One Year Into Oil Disaster, Promise to Restore Gulf Remains Unfulfilled

“The oil is still here, the promises are forgotten, and Congress still hasn't done its job”

04-20-2011 // Miles Grant
Oiled marsh clean up

Today marks one year since the blowout on the Deepwater Horizon rig that killed 11 workers and caused unprecedented environmental devastation. The rig sank two days after the explosion and in the months that followed, the resulting gusher released more than 200 million gallons of oil into the Gulf of Mexico. The disaster dealt yet another setback to an ecosystem already besieged by years of wetlands degradation and the destructive power of Hurricane Katrina.

Louisiana Representative Steve Scalise departed with NWF President and CEO Larry Schweiger and other conservation leaders from Myrtle Grove Marina in Louisiana today to get an up-close look the oil damage in Barataria Bay and Bay Jimmy by boat.

The group is working together to urge Congress to pass legislation dedicating Clean Water Act fines and penalties from the disaster to restoring Gulf Coast wetlands and ecosystems.

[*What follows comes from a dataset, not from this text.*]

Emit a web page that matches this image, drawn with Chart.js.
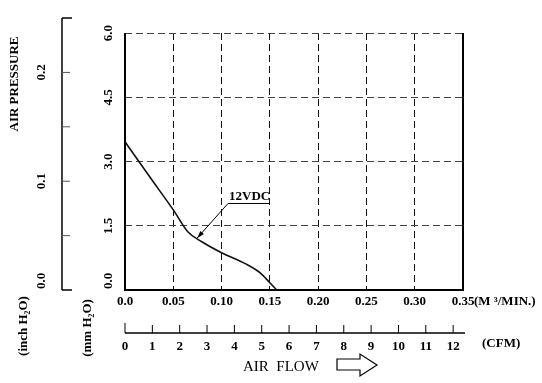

One year into the Gulf oil disaster, the oil is still here, the promises are forgotten, and Congress still hasn't done its job,” said Schweiger. “The only fair and right solution is for those fines to go to the Gulf region to help the people and communities hurt by the disaster. A healthy Gulf ecosystem will lead to economic recovery.”

After countless hearings, Congress has also failed to pass legislation improving the safety of deepwater drilling. As the oil industry is raring to return to business, it is all too obvious that spill containment methodology has not kept pace with advances in deepwater drilling technology. The same decades-old methods used during the Exxon Valdez cleanup 22 years ago were deployed in the Gulf - with similar results.

As regulators continue to hand out permits allowing oil companies drill to unprecedented depths, we must be certain that they also possess the means to quickly and efficiently seal off another catastrophic gusher,” said Schweiger.

The Oil Lingers

Oiled marsh

After spending a day touring Louisiana’s Bay Jimmy this week, Dr. Doug Inkley, senior scientist with the National Wildlife Federation, said, “We saw marshes still covered in more than an inch of oil. Crews were scraping oiled sediment, one bucket load at a time.”

The oil is the latest onslaught on Louisiana's disappearing coastal marshes and islands. Some 2,300 square miles of land have been lost thanks to more than a century of subsidence, channelization, dredging, and erosion, much of it associated with oil and gas development.

“Louisiana's wetlands continue to be sacrificed to satisfy our country's addiction to oil,” said Inkley. “If we're going to give a decent future to the Gulf Coast's wildlife, wetlands, commercial fisheries and the very way of life of local residents, the only answer is implementation of a comprehensive plan for large-scale restoration of coastal wetlands and ecosystems.”

Dr. Inkley’s recently released report, The Long Road to Recovery, examines the Gulf oil disaster’s impacts on key species and habitats and the efforts and actions that will be necessary to ensure continued restoration into the future.